The movie starts well, but eventually disappoints
Ajit Duara Ajit Duara | 28 Sep, 2018
Yash Raj Films is the closest resemblance we have to film producers working in the old style studio system. Researchers are asked to go figure the topicality of subject for a specific kind of audience. This time they evidently came to the conclusion, once again, that entrepreneurship is important. This is because during periods of unemployment, as now, it strikes a chord, and also because ‘Made in India’ is a politically correct stance to adopt.
‘Sui Dhaaga’ is not the first time that the Yash Raj banner has tackled the subject of ‘free enterprise’; to tell of how it is infinitely more productive and fulfilling to work on your own, than to be tied to mundane employment. There was ‘Rocket Singh: Salesman of the Year’, about a computer sales executive in Mumbai who sets up shop on his own and steals clients from his erstwhile company, followed by ‘Band Baaja Baaraat’, about a couple who set up a ‘wedding planning’ business in Delhi. Here, in ’Sui Dhaaga’, we have a movie about a tailor and his embroiderer wife who eventually become fashion designers through talent and hard work.
It is the wife who encourages her ‘darzi’ husband to chuck up his dead end job, a demeaning one which entails working for peanuts and sucking up majorly to his boss. The film starts off nicely with a realistic description of lower middle class angst and genteel poverty, but is not developed well later, in terms of story, treatment and execution. It ends up as a predictable film.

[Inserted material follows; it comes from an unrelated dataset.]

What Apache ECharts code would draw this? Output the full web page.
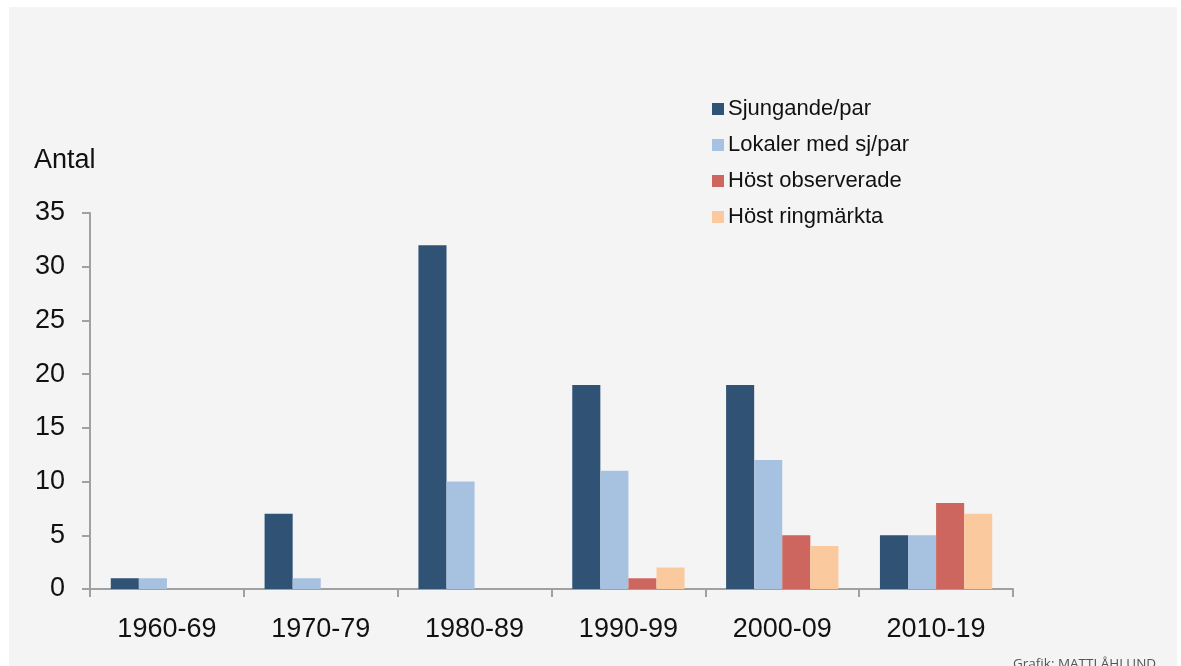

The movie is scripted as a formula for an idyllic representation of a propaganda tool, the ‘Made in India’ message; the idea being that since hi-fi fashion designers steal ideas from our traditional weavers anyway, why shouldn’t successful fashion designers in New Delhi be individuals who come from our roots in the villages? The whole thing makes sense in theory, but is not convincing in the way the film shows a fairly easy journey to success in an economy that is not favourable to small enterprises.
However, the start of the movie set in small town India is excellent and the casting and performances are spot on. Particularly good are the parents of Mauji (Varun Dhawan). His Dad (Raghubir Yadav) used to have his own weaving business, until it went bust and left him struggling to make ends meet with a Government job. His bitterness at this blow and his conviction that his son’s dreams need to be curbed, lest he suffer the same fate and inflict it on the family for a second time, is very convincing, and very sad. It is interesting to see how this negativity of vision from the father affects the whole family, and even filters down to his son.
Mauji starts off with no sense of his self or his identity. He follows routine and uses sycophancy to stay on the good side of his boss. This policy is approved of by his father and seconded by his mother (a person both sad and cute, played beautifully by Yamini Das). The USP of the household is survival, and it is left to the outsider to bring in some perspective. So it is the ‘bahu’, the woman from another family, brought up with a more positive outlook, who triggers change. Mamta (Anushka Sharma) does a good job in the role of a daughter-in-law; the agent of social and emotional mutation in this moribund family.
The relationship between Mauji and Mamta, and the understated way it describes how love unexpectedly enters an arranged marriage, is the best part of the film. The other story of the simple sewing machine (USHA, of course) and how it gets incorporated into the larger framework of manufacturing top end Indian fabric seems simplistic, strained and anticipated. So ‘Sui Dhaaga’ is a film that starts well, but eventually disappoints.